Originally posted 2014-10-30 11:00:56.
By Diana Chan | amdlawgroup.com
Companies often merge together to improve overall performance of the companies. While merging a small business with another may seem like a good strategy to expand the consumer base and generate profits, you should be wary of some issues.
- Know who you’re merging with. While first impressions are important, you should have a good idea of who you are going to be working with. Establish what exactly the business relationship is, who has what responsibilities and what happens if the business relationship doesn’t work out.
- Do the two companies’ cultures align? If they do, it’s a good sign that the businesses will integrate well with each other when it comes to employees and management. If not, there will likely be persistent conflicts with how business projects are run.

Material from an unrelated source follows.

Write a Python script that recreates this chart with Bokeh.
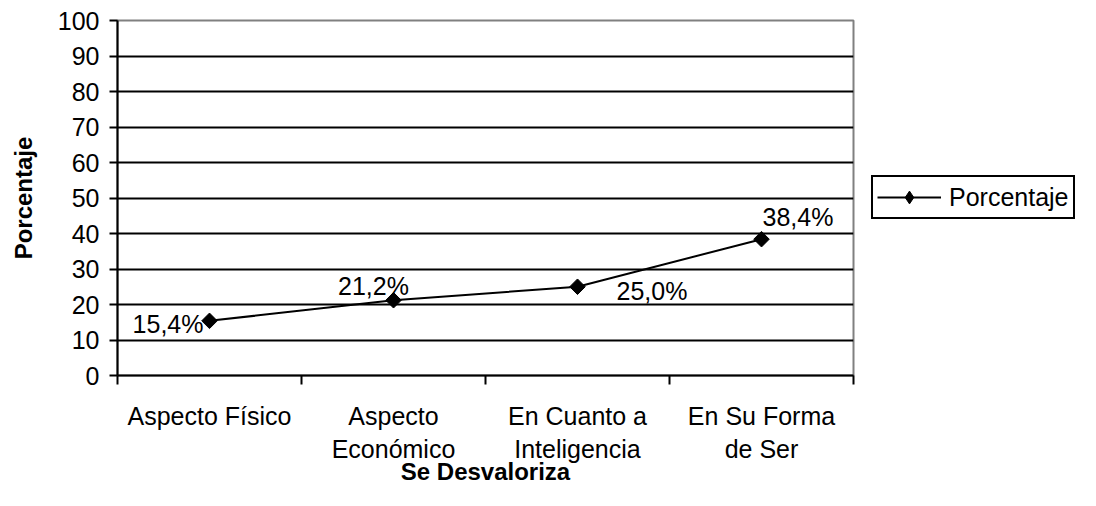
import numpy as np
from bokeh.plotting import figure
from bokeh.layouts import row
from bokeh.models import (FixedTicker, Legend, LegendItem, ColumnDataSource, LabelSet)
from bokeh.core.properties import value
from bokeh.embed import file_html
from bokeh.resources import INLINE

categories = ["Aspecto Físico", "Aspecto\nEconómico", "En Cuanto a\nInteligencia", "En Su Forma\nde Ser"]
values = [15.4, 21.2, 25.0, 38.4]
y_ticks = [0, 10, 20, 30, 40, 50, 60, 70, 80, 90, 100]
series_name = "Porcentaje"
x_title = "Se Desvaloriza"
y_title = "Porcentaje"

# label offsets (screen px) and alignment per point
lab_dx = [-6, -20, 39, 1]
lab_dy = [-3, 14, -4, 22]
lab_align = ["right", "center", "left", "left"]

FONT = "Liberation Sans"
FS = "25px"
H = 490

xs = [i + 0.5 for i in range(len(categories))]
labels = [("%.1f%%" % v).replace(".", ",") for v in values]

p = figure(width=863, height=H, x_range=(0, len(categories)), y_range=(0, 100),
           output_backend="svg", toolbar_location=None,
           min_border_left=117, min_border_right=10, min_border_top=20, min_border_bottom=115)
p.background_fill_color = "white"
p.border_fill_color = "white"
p.outline_line_color = "#808080"
p.outline_line_width = 2

# grid
p.xgrid.grid_line_color = None
p.ygrid.ticker = FixedTicker(ticks=y_ticks[1:-1])
p.ygrid.grid_line_color = "black"
p.ygrid.grid_line_width = 2

# y axis
ya = p.yaxis[0]
ya.ticker = FixedTicker(ticks=y_ticks)
ya.axis_line_color = "black"
ya.axis_line_width = 2
ya.major_tick_line_color = "black"
ya.major_tick_line_width = 2
ya.major_tick_out = 8
ya.major_tick_in = 0
ya.minor_tick_line_color = None
ya.major_label_text_font = FONT
ya.major_label_text_font_size = FS
ya.major_label_text_color = "black"
ya.major_label_standoff = 10
ya.axis_label = y_title
ya.axis_label_text_font = FONT
ya.axis_label_text_font_size = "24px"
ya.axis_label_text_font_style = "bold"
ya.axis_label_text_color = "black"
ya.axis_label_standoff = 18

# x axis
xa = p.xaxis[0]
xa.ticker = FixedTicker(ticks=xs, minor_ticks=list(range(len(categories) + 1)))
xa.major_label_overrides = {x: c for x, c in zip(xs, categories)}
xa.axis_line_color = "black"
xa.axis_line_width = 2
xa.major_tick_line_color = None
xa.major_tick_out = 8
xa.major_tick_in = 0
xa.minor_tick_line_color = "black"
xa.minor_tick_line_width = 2
xa.minor_tick_out = 9
xa.minor_tick_in = 0
xa.major_label_text_font = FONT
xa.major_label_text_font_size = FS
xa.major_label_text_color = "black"
xa.major_label_standoff = 17
xa.axis_label = x_title
xa.axis_label_text_font = FONT
xa.axis_label_text_font_size = "24px"
xa.axis_label_text_font_style = "bold"
xa.axis_label_text_color = "black"
xa.axis_label_standoff = -8

src = ColumnDataSource(dict(x=xs, y=values, lab=labels, dx=lab_dx, dy=lab_dy, al=lab_align))
lr = p.line("x", "y", source=src, line_color="black", line_width=2)
sr = p.scatter("x", "y", source=src, marker="square", angle=np.pi / 4, size=11,
               fill_color="black", line_color="black")

ls = LabelSet(x="x", y="y", text="lab", x_offset="dx", y_offset="dy", text_align="al",
              text_baseline="middle", source=src, text_font=value(FONT), text_font_size=value(FS),
              text_color="black")
p.add_layout(ls)

# legend panel (separate figure so the legend can sit outside the plot area)
q = figure(width=1080 - 863, height=H, x_range=(0, 1), y_range=(0, 1),
           output_backend="svg", toolbar_location=None,
           x_axis_type=None, y_axis_type=None,
           min_border_left=0, min_border_right=0, min_border_top=0, min_border_bottom=0)
q.outline_line_color = None
q.xgrid.grid_line_color = None
q.ygrid.grid_line_color = None
dummy = ColumnDataSource(dict(x=[np.nan], y=[np.nan]))
ql = q.line("x", "y", source=dummy, line_color="black", line_width=2)
qs = q.scatter("x", "y", source=dummy, marker="diamond", size=17,
               fill_color="black", line_color="black")
legend = Legend(items=[LegendItem(label=series_name, renderers=[ql, qs])],
                location=(8, 156), orientation="vertical",
                border_line_color="black", border_line_width=2, border_line_alpha=1,
                background_fill_color="white", background_fill_alpha=1,
                label_text_font=FONT, label_text_font_size=FS, label_text_color="black",
                glyph_width=64, glyph_height=32, label_standoff=8, padding=4, spacing=0,
                margin=0)
q.add_layout(legend, "center")

layout = row(p, q)
open("out.html", "w").write(file_html(layout, INLINE))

- Mergers usually involve give-and-take. While you will want to run things in your company’s best interest, the owner of the business you want to merge with will want what’s best for his or her company. Know what your business’s vital assets are and what you’re willing to sacrifice.
- Take the time to carefully plan. While the thought of expanding a business is exciting, carefully think about if a merger is really in the best interest of your small business. Poor planning could end up hurting the business later down the road—leading to a mess you may not be able to get out of.
- Don’t sign anything without getting legal advice. Once you bind yourself to an agreement, it is often difficult to get out of any obligations and could be detrimental to your business.
A merger can have a positive effect on two businesses by increasing access to customers and acquiring skillsets. With these issues in mind, your small business will be better able to protect itself.